The regulations may be available for public comment as early as March, said James Hogan, chief of the Pentagon’s Defense Freedom of Information Policy Office, who spoke today at an American Society of Access Professionals conference in Washington.

Hogan wasn’t speaking on behalf of the Defense Department at the session.

At least 25 federal agencies are outsourcing parts of the FOIA process, Bloomberg reported in an Oct. 9 story. The contractors, sometimes using workers with security clearances, are building FOIA software, corresponding with requesters, redacting documents and recommending what information should be withheld.

FOIA Contracts

The U.S. government has awarded at least 250 FOIA-related contracts to more than 200 vendors since the fiscal year that ended Sept. 30, 2009, according to federal procurement data compiled by Bloomberg

Since fiscal 2009, the year President Barack Obama took office, spending on FOIA-related contracts jumped about 40 percent.
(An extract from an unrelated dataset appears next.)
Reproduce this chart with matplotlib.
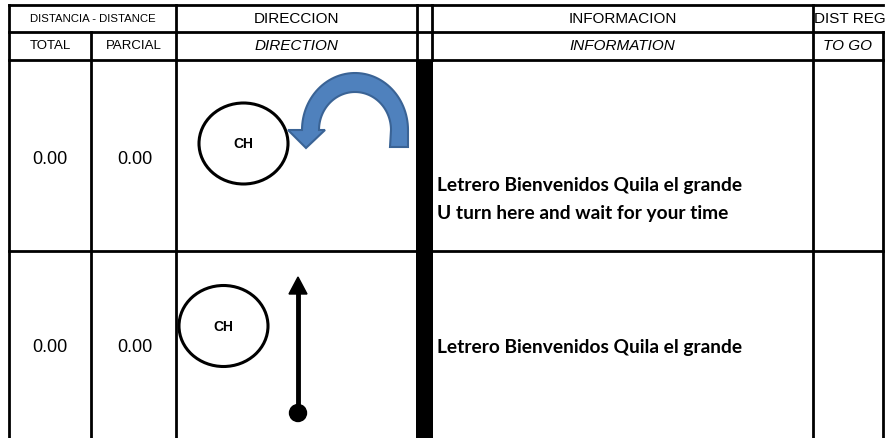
import numpy as np
import matplotlib
matplotlib.use("Agg")
from matplotlib import pyplot as plt
from matplotlib.patches import Ellipse, Polygon, Circle

# Datos de la hoja de ruta
totales = ["0.00", "0.00"]
parciales = ["0.00", "0.00"]
informacion = [
    ["Letrero Bienvenidos Quila el grande", "U turn here and wait for your time"],
    ["Letrero Bienvenidos Quila el grande"],
]
cabecera_1 = ["DISTANCIA - DISTANCE", "DIRECCION", "INFORMACION", "DIST REG"]
cabecera_2 = ["TOTAL", "PARCIAL", "DIRECTION", "INFORMATION", "TO GO"]

W, H = 886, 438
fig = plt.figure(figsize=(W / 100, H / 100), dpi=100)
ax = fig.add_axes([0, 0, 1, 1])
ax.set_xlim(0, W)
ax.set_ylim(H, 0)
ax.axis("off")

# Columnas y filas (pixeles)
x_izq, x_tot, x_dir, x_dir2, x_inf, x_reg, x_der = 9, 91, 176, 417, 432, 813, 883
y_top, y_h1, y_h2, y_f1 = 5, 32, 60, 251
lw = 2.0
k = dict(color="black", lw=lw, solid_capstyle="projecting")

# lineas horizontales
ax.plot([x_izq, x_der], [y_top, y_top], **k)
ax.plot([x_izq, x_der], [y_h1, y_h1], **k)
ax.plot([x_izq, x_der], [y_h2, y_h2], **k)
ax.plot([x_izq, x_dir2], [y_f1, y_f1], **k)
ax.plot([x_inf, x_der], [y_f1, y_f1], **k)

# lineas verticales
ax.plot([x_izq, x_izq], [y_top, H], **k)
ax.plot([x_tot, x_tot], [y_h1, H], **k)
ax.plot([x_dir, x_dir], [y_top, H], **k)
ax.plot([x_dir2, x_dir2], [y_top, y_h2], **k)
ax.plot([x_inf, x_inf], [y_top, y_h2], **k)
ax.plot([x_reg, x_reg], [y_top, H], **k)
ax.plot([x_der, x_der], [y_h1, H], **k)
# barra negra gruesa
ax.fill_between([x_dir2 - 1, x_inf + 1], y_h2, H, color="black", lw=0)

# textos de cabecera
f_ar = "Liberation Sans"
ax.text((x_izq + x_dir) / 2, 19, cabecera_1[0], ha="center", va="center", fontsize=8.2, family=f_ar)
ax.text((x_dir + x_dir2) / 2, 19, cabecera_1[1], ha="center", va="center", fontsize=11, family=f_ar)
ax.text((x_inf + x_reg) / 2, 19, cabecera_1[2], ha="center", va="center", fontsize=11, family=f_ar)
ax.text(x_reg + 1, 19, cabecera_1[3], ha="left", va="center", fontsize=11, family=f_ar)
ax.text((x_izq + x_tot) / 2, 46, cabecera_2[0], ha="center", va="center", fontsize=9.5, family=f_ar)
ax.text((x_tot + x_dir) / 2, 46, cabecera_2[1], ha="center", va="center", fontsize=9.5, family=f_ar)
ax.text((x_dir + x_dir2) / 2, 46, cabecera_2[2], ha="center", va="center", fontsize=11, family=f_ar, style="italic")
ax.text((x_inf + x_reg) / 2, 46, cabecera_2[3], ha="center", va="center", fontsize=11, family=f_ar, style="italic")
ax.text((x_reg + x_der) / 2, 46, cabecera_2[4], ha="center", va="center", fontsize=11, family=f_ar, style="italic")

# filas de datos
y_dist = [160, 347]
y_info = [[186, 213], [347]]
for i in range(len(totales)):
    ax.text((x_izq + x_tot) / 2, y_dist[i], totales[i], ha="center", va="center", fontsize=13, family=f_ar)
    ax.text((x_tot + x_dir) / 2 + 1, y_dist[i], parciales[i], ha="center", va="center", fontsize=13, family=f_ar)
    for linea, y in zip(informacion[i], y_info[i]):
        ax.text(437, y, linea, ha="left", va="center", fontsize=13.8, family="Lato", weight="bold")

# dibujos de direccion: glorieta CH
for cx, cy in [(243.5, 143.5), (223.5, 326)]:
    ax.add_patch(Ellipse((cx, cy), 89, 81, fill=False, ec="black", lw=2.2))
    ax.text(cx, cy + 1, "CH", ha="center", va="center", fontsize=10, weight="bold", family=f_ar)

# flecha en U (azul)
cx, cy = 355, 130
t = np.linspace(np.pi, 0, 60)
outer = np.column_stack([cx + 53 * np.cos(t), cy - 57 * np.sin(t)])
inner = np.column_stack([cx + 36 * np.cos(t[::-1]), cy - 38 * np.sin(t[::-1])])
pts = np.vstack([outer, [[408, 147], [390, 147]], inner,
                 [[325, 130], [306, 148], [288, 130]]])
ax.add_patch(Polygon(pts, closed=True, fc="#4F81BD", ec="#3A6395", lw=1.5))

# flecha recta
ax.plot([298, 298], [292, 413], color="black", lw=3.5)
ax.add_patch(Polygon([[289, 294], [307, 294], [298, 277]], closed=True, fc="black", ec="black"))
ax.add_patch(Circle((298, 413), 8.5, fc="black", ec="black"))

fig.savefig("out.png", dpi=100)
At least $26.5 million in FOIA contracts were awarded by the government in fiscal 2012, up from $19.1 million in 2009.

Some transparency advocates have said they are concerned about the outsourcing trend because it complicates the process and may make an agency less accountable.

Charlene Thomas, a senior FOIA official at the State Department, said that it shouldn’t look like “contractors are running the show.” Vendors should have supervisors who are federal employees, she said at today’s conference.

‘Government Position’

Thomas, who also wasn’t speaking on behalf of her agency, and Hogan discussed some benefits of having contractors, including the ability to hire vendors for quick short-term projects and harnessing expertise that wouldn’t otherwise be available.

It’s also easier to fire contractors quickly if they aren’t doing their job, Hogan said.

Contractors should be allowed to talk with people who have filed FOIA requests but shouldn’t be able to decide the approach taken in negotiations with them, he said.

Hogan said he’d seen cases at the Pentagon where contractors in negotiations with FOIA requesters had inappropriately presented “a government position” and that he had called the behavior to their attention.

“It’s not obvious, it’s not drastic, it’s not serious, but it’s enough that I’m saying: I’m not comfortable with this,” Hogan said.